Ellis contends that our tendency to think irrationally results in distortions, flaws, and inaccuracies in our thinking. Parents, peers, community institutions (e.g., schools, churches, political parties, etc.), and the media can introduce distortions into our belief systems. Not only are distortions possible in commonly held beliefs, but personal aspects of our belief system are also prone to distortions that result from our own faulty thinking. Cognitive psychologist Yaakov Kareev’s research has identified one particularly important source of distortion in human thinking. His research has demonstrated a tendency in humans to find positive cause-and-effect associations among events. In fact, he found that people are more likely to see a positive association between two observations than a negative association even when a valid negative association is present. When we attempt to understand an event, we can usually only identify a few of the apparent components of the event. Further, due to limitations in our working memory capacity, we can only consider a small number of the apparent components at one time. Kareev and his associates have shown that our strong predisposition to find positive associations between things that appear to be associated with an event increase as the number of variables in working memory decreases.

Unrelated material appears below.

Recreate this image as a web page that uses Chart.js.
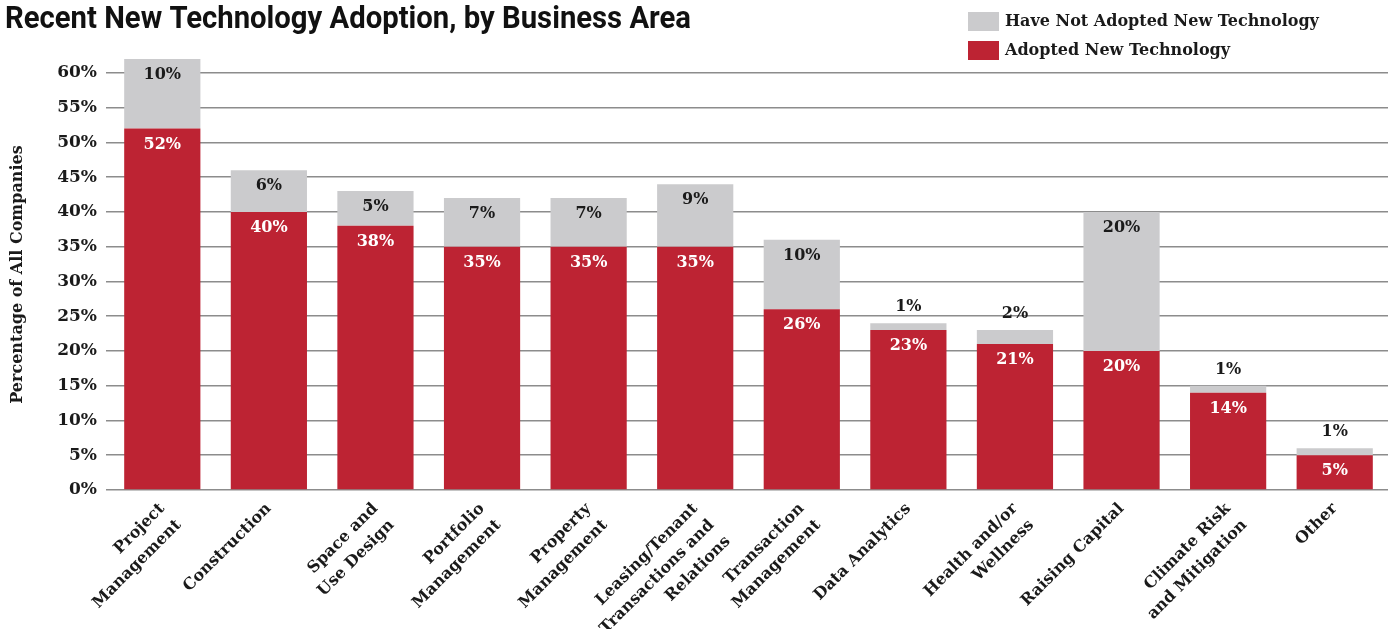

There are differences between people in working memory capacity due to differences in cognitive abilities and due to differences in temperament, which make some people more susceptible than others to seeing false connections between events. Anyone who is susceptible to anxiety may experience a reduction in working memory capacity because anxiety has been shown to reduce working memory capacity. As the size of working memory decreases the likelihood of finding false positive associations increases. A predisposition to find positive associations among things we observe and experience has positive benefits, such as, making it easier for a young child to make associations between vocal sounds and environmental stimuli during language acquisition. It also makes it possible and even likely that we will develop cause-and-effect associations that are erroneous. This tendency to make erroneous cause-and-effect associations is sometimes called magical thinking and is most clearly reflected in superstitious and delusional behavior. In addition to our susceptibility to magical thinking, there are many other common errors in thinking that we are prone to make. In fact, Massimo Piattelli-Palmarini has investigated and compiled a catalog of errors in thinking common to human cognition.

Finally, Gazzaniga indicates that once a belief is established it is difficult to change it. There are several reasons beliefs are difficult to change. First, we find it easier to think of evidence for rather than against a personal belief; that is, validating evidence is easier to recall than contradictory evidence. Second, we also have a strong tendency to look for evidence that supports our beliefs and to ignore evidence that does not. Third, when we encounter ambiguous evidence we are disposed to interpret that evidence so that it supports our beliefs. Finally, when we are confronted with evidence that directly conflicts with our beliefs, we are inclined to discredit the evidence rather than change our beliefs. The single best antidote for irrational thinking that we have developed is the scientific method, when properly applied.